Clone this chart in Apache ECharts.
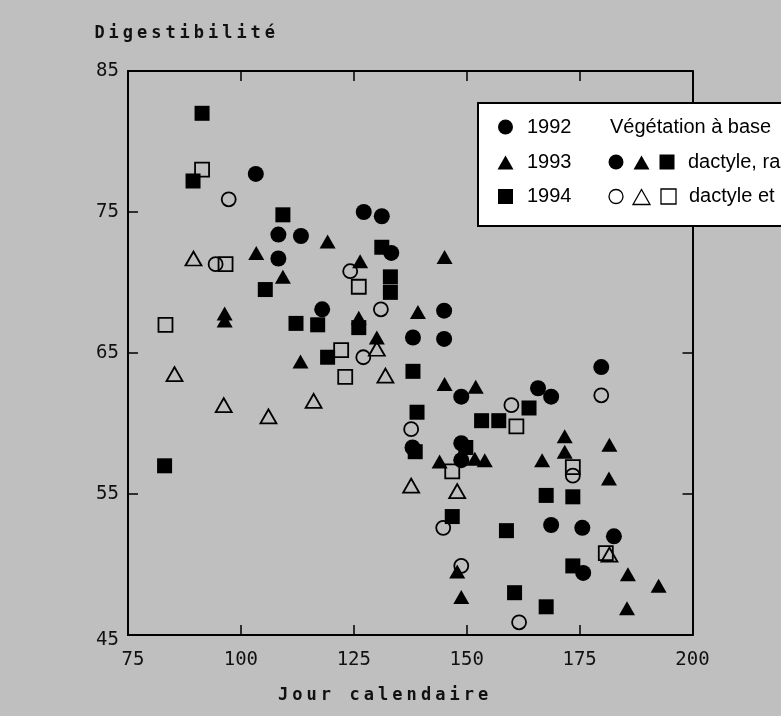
<!DOCTYPE html>
<html><head><meta charset="utf-8">
<script src="https://cdn.jsdelivr.net/npm/echarts@6/dist/echarts.min.js"></script>
<style>html,body{margin:0;padding:0;background:#bfbfbf}#c{width:781px;height:716px}</style>
</head><body><div id="c"></div>
<script>
// ---- tick labels ----
const xTickLabels = [75, 100, 125, 150, 175, 200];
const yTickLabels = [45, 55, 65, 75, 85];
const xInnerTicks = [100, 125, 150, 175];
const yInnerTicks = [55, 65, 75];
const yAxisTitle = 'Digestibilité';
const xAxisTitle = 'Jour calendaire';

// ---- filled symbols (dactyle, ray-grass ...) ----
const day92f = [103.3,127.2,131.2,108.3,113.3,133.3,108.3,118.0,145.0,138.1,145.0,148.8,165.8,168.7,179.8,138.0,148.8,148.8,168.7,175.6,182.6,175.8];
const dig92f = [77.7,75.0,74.7,73.4,73.3,72.1,71.7,68.1,68.0,66.1,66.0,61.9,62.5,61.9,64.0,58.3,58.6,57.4,52.8,52.6,52.0,49.4];
const day93f = [103.4,119.2,126.4,109.3,96.4,96.4,126.1,139.2,130.1,113.2,145.1,145.1,152.0,144.0,151.8,154.0,171.7,171.7,166.7,181.6,181.5,147.9,148.8,185.7,192.5,185.5];
const dig93f = [72.1,72.9,71.5,70.4,67.8,67.3,67.5,67.9,66.1,64.4,71.8,62.8,62.6,57.3,57.5,57.4,59.1,58.0,57.4,58.5,56.1,49.5,47.7,49.3,48.5,46.9];
const day94f = [91.4,89.4,109.3,131.2,133.1,133.1,105.4,112.2,117.0,126.1,119.2,138.1,83.1,139.0,138.6,149.8,153.3,157.1,163.8,167.6,173.5,146.8,158.8,173.5,160.6,167.6];
const dig94f = [82.0,77.2,74.8,72.5,70.4,69.3,69.5,67.1,67.0,66.8,64.7,63.7,57.0,60.8,58.0,58.3,60.2,60.2,61.1,54.9,54.8,53.4,52.4,49.9,48.0,47.0];

// ---- open symbols (dactyle et ...) ----
const day92o = [97.3,94.4,124.2,131.0,127.1,137.7,159.9,179.8,173.5,144.8,148.8,161.6];
const dig92o = [75.9,71.3,70.8,68.1,64.7,59.6,61.3,62.0,56.3,52.6,49.9,45.9];
const day93o = [89.5,130.1,132.0,85.3,96.2,116.1,106.1,137.7,147.9,181.6];
const dig93o = [71.7,65.3,63.4,63.5,61.3,61.6,60.5,55.6,55.2,50.7];
const day94o = [91.4,96.6,126.1,83.3,122.2,123.1,161.0,146.8,173.5,180.8];
const dig94o = [78.0,71.3,69.7,67.0,65.2,63.3,59.8,56.6,56.9,50.8];

// ---- legend texts ----
const legendYears = ['1992', '1993', '1994'];
const legendHeader = 'Végétation à base';
const legendFilled = 'dactyle, ra';
const legendOpen = 'dactyle et';

const pair = (xs, ys) => xs.map((x, i) => [x, ys[i]]);

const chart = echarts.init(document.getElementById('c'), null, {renderer: 'canvas'});
const tickFont = {fontFamily: 'DejaVu Sans Mono', fontSize: 19, color: '#111'};
const axisLineStyle = {color: '#000', width: 2};

function openSeries(name, sym, size, xs, ys) {
  return {name, type: 'scatter', symbol: sym, symbolSize: size, data: pair(xs, ys),
    itemStyle: {color: 'rgba(0,0,0,0)', borderColor: '#000', borderWidth: 1.8, opacity: 1}, z: 3};
}
function fillSeries(name, sym, size, xs, ys) {
  return {name, type: 'scatter', symbol: sym, symbolSize: size, data: pair(xs, ys),
    itemStyle: {color: '#000', opacity: 1}, z: 4};
}

// legend graphics
const g = [];
g.push({type: 'rect', shape: {x: 478, y: 103, width: 340, height: 123},
  style: {fill: '#fff', stroke: '#000', lineWidth: 2}, z: 10});
const rowY = [127, 162, 196.5];
const tri = (cx, cy, w, h) => [[cx, cy - h / 2], [cx - w / 2, cy + h / 2], [cx + w / 2, cy + h / 2]];
function mk(kind, cx, cy, filled) {
  const st = filled ? {fill: '#000'} : {fill: '#fff', stroke: '#000', lineWidth: 1.3};
  if (kind === 0) return {type: 'circle', shape: {cx, cy, r: filled ? 7.5 : 7}, style: st, z: 11};
  if (kind === 1) return {type: 'polygon', shape: {points: tri(cx, cy + 0.5, filled ? 16 : 17, filled ? 14 : 15)}, style: st, z: 11};
  return {type: 'rect', shape: {x: cx - 7.5, y: cy - 7.5, width: 15, height: 15}, style: st, z: 11};
}
const legFont = {fontFamily: 'Liberation Sans, Arial, sans-serif', fontSize: 20, fill: '#000'};
legendYears.forEach((yr, i) => {
  g.push(mk(i, 505.5, rowY[i], true));
  g.push({type: 'text', x: 527, y: rowY[i], style: Object.assign({text: yr, textVerticalAlign: 'middle'}, legFont), z: 11});
});
g.push({type: 'text', x: 610, y: rowY[0], style: Object.assign({text: legendHeader, textVerticalAlign: 'middle'}, legFont), z: 11});
[616, 641.5, 667].forEach((cx, k) => {
  g.push(mk(k, cx, rowY[1], true));
  g.push(mk(k, cx + (k === 2 ? 1.5 : 0), rowY[2], false));
});
g.push({type: 'text', x: 688, y: rowY[1], style: Object.assign({text: legendFilled, textVerticalAlign: 'middle'}, legFont), z: 11});
g.push({type: 'text', x: 689, y: rowY[2], style: Object.assign({text: legendOpen, textVerticalAlign: 'middle'}, legFont), z: 11});

// letter-spaced axis titles
const nameFont = {fontFamily: 'DejaVu Sans Mono', fontSize: 17, fontWeight: 'bold', fill: '#111'};
Array.from(yAxisTitle).forEach((ch, i) => {
  g.push({type: 'text', x: 99.5 + i * 14.2, y: 34, style: Object.assign({text: ch, textAlign: 'center', textVerticalAlign: 'middle'}, nameFont)});
});
Array.from(xAxisTitle).forEach((ch, i) => {
  g.push({type: 'text', x: 283 + i * 14.3, y: 696, style: Object.assign({text: ch, textAlign: 'center', textVerticalAlign: 'middle'}, nameFont)});
});

const option = {
  backgroundColor: '#bfbfbf',
  animation: false,
  grid: {left: 128, right: 88.5, top: 71, bottom: 81},
  xAxis: [
    {type: 'value', min: 75, max: 200, interval: 25, position: 'bottom',
     axisLine: {show: true, lineStyle: axisLineStyle},
     axisTick: {show: true, inside: true, length: 10, lineStyle: {color: '#000', width: 1.5}, customValues: xInnerTicks},
     axisLabel: Object.assign({margin: 16, customValues: xTickLabels,
        formatter: v => v === 75 ? '{a|75}' : String(v),
        rich: {a: Object.assign({padding: [0, 0, 0, 10]}, tickFont)}}, tickFont),
     splitLine: {show: false}},
    {type: 'value', min: 75, max: 200, interval: 25, position: 'top',
     axisLine: {show: true, lineStyle: axisLineStyle},
     axisTick: {show: true, inside: true, length: 10, lineStyle: {color: '#000', width: 1.5}, customValues: xInnerTicks},
     axisLabel: {show: false}, splitLine: {show: false}}
  ],
  yAxis: [
    {type: 'value', min: 45, max: 85, position: 'left',
     axisLine: {show: true, lineStyle: axisLineStyle},
     axisTick: {show: true, inside: true, length: 10, lineStyle: {color: '#000', width: 1.5}, customValues: yInnerTicks},
     axisLabel: Object.assign({margin: 9, customValues: yTickLabels,
        formatter: v => v === 45 ? '{a|45}' : String(v),
        rich: {a: Object.assign({padding: [10, 0, 0, 0]}, tickFont)}}, tickFont),
     splitLine: {show: false}},
    {type: 'value', min: 45, max: 85, position: 'right',
     axisLine: {show: true, lineStyle: axisLineStyle},
     axisTick: {show: true, inside: true, length: 10, lineStyle: {color: '#000', width: 1.5}, customValues: yInnerTicks},
     axisLabel: {show: false}, splitLine: {show: false}}
  ],
  series: [
    openSeries('1992 ○', 'circle', 14, day92o, dig92o),
    openSeries('1993 △', 'triangle', [16, 14], day93o, dig93o),
    openSeries('1994 □', 'rect', 14, day94o, dig94o),
    fillSeries('1992', 'circle', 16, day92f, dig92f),
    fillSeries('1993', 'triangle', [16, 14], day93f, dig93f),
    fillSeries('1994', 'rect', 15, day94f, dig94f)
  ],
  graphic: g
};
chart.setOption(option);
</script>
</body></html>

#### Set exercise:
Leave out the pictures. Transcribe only the lines above, from the first through the one that contains "const xAxisTitle = 'Jour calendaire';".

#### Solution for this exercise:
Clone this chart in Apache ECharts.
<!DOCTYPE html>
<html><head><meta charset="utf-8">
<script src="https://cdn.jsdelivr.net/npm/echarts@6/dist/echarts.min.js"></script>
<style>html,body{margin:0;padding:0;background:#bfbfbf}#c{width:781px;height:716px}</style>
</head><body><div id="c"></div>
<script>
// ---- tick labels ----
const xTickLabels = [75, 100, 125, 150, 175, 200];
const yTickLabels = [45, 55, 65, 75, 85];
const xInnerTicks = [100, 125, 150, 175];
const yInnerTicks = [55, 65, 75];
const yAxisTitle = 'Digestibilité';
const xAxisTitle = 'Jour calendaire';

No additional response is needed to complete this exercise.